Je vous souhaite, du fond de ma tanière, une vie heureuse et tranquille, des affaires en bon ordre, un petit nombre d’amis, de la santé, et un profond mépris pour ce qu’on appelle vanité. Je vous pardonne d’avoir été à l’Opéra avec le chevalier de Rohan pourvu que vous en ayez senti quelque confusion.

Réjouissez-vous le plus que vous pourrez à la campagne et à la ville. Souvenez-vous quelquefois de moi avec vos amis et mettez la constance dans l’amitié au nombre de vos vertus. Peut-être que ma destinée me rapprochera un jour de vous. Laissez-moi espérer que l’absence ne m’aura point entièrement effacé dans votre idée, et que je pourrai retrouver dans votre cœur une pitié pour mes malheurs qui du moins ressemblera à l’amitié,

La plupart des femmes ne connaissent que les passions ou l’indolence ; mais je crois vous connaître assez pour espérer de vous de l’amitié.

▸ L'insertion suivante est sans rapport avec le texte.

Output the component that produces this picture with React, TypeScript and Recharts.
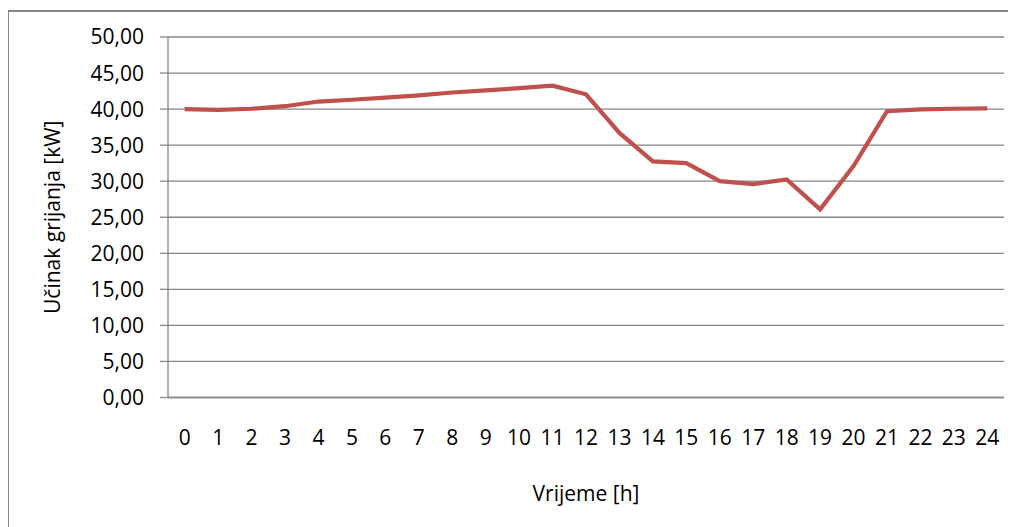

Je pourrai bien revenir à Londres incessamment, et m’y fixer. Je ne l’ai encore vu qu’en passant. Si, à mon arrivée, j’y trouve une lettre de vous, je m’imagine que j’y passerai l’hiver avec plaisir, si pourtant ce mot de plaisir est fait pour être prononcé par un malheureux comme moi. C’était à ma sœur à vivre, et à moi à mourir : c’est une méprise de la destinée. Je suis douloureusement affligé de sa perte : vous connaissez mon cœur, vous savez que j’avais de l’amitié pour elle. Je croyais bien que ce serait elle qui porterait le deuil de moi. Hélas ! madame, je suis plus mort qu’elle pour le monde, et peut-être pour vous. Ressouvenez-vous du moins que j’ai vécu avec vous. Oubliez tout de moi, hors les moments où vous m’avez assuré que vous me conserveriez toujours de l’amitié. Mettez ceux où j’ai pu vous mécontenter au nombre de mes malheurs, et aimez-moi par générosité si vous ne pouvez plus m’aimer par goût.

Mon adresse : chez milord Bolingbroke, à Londres.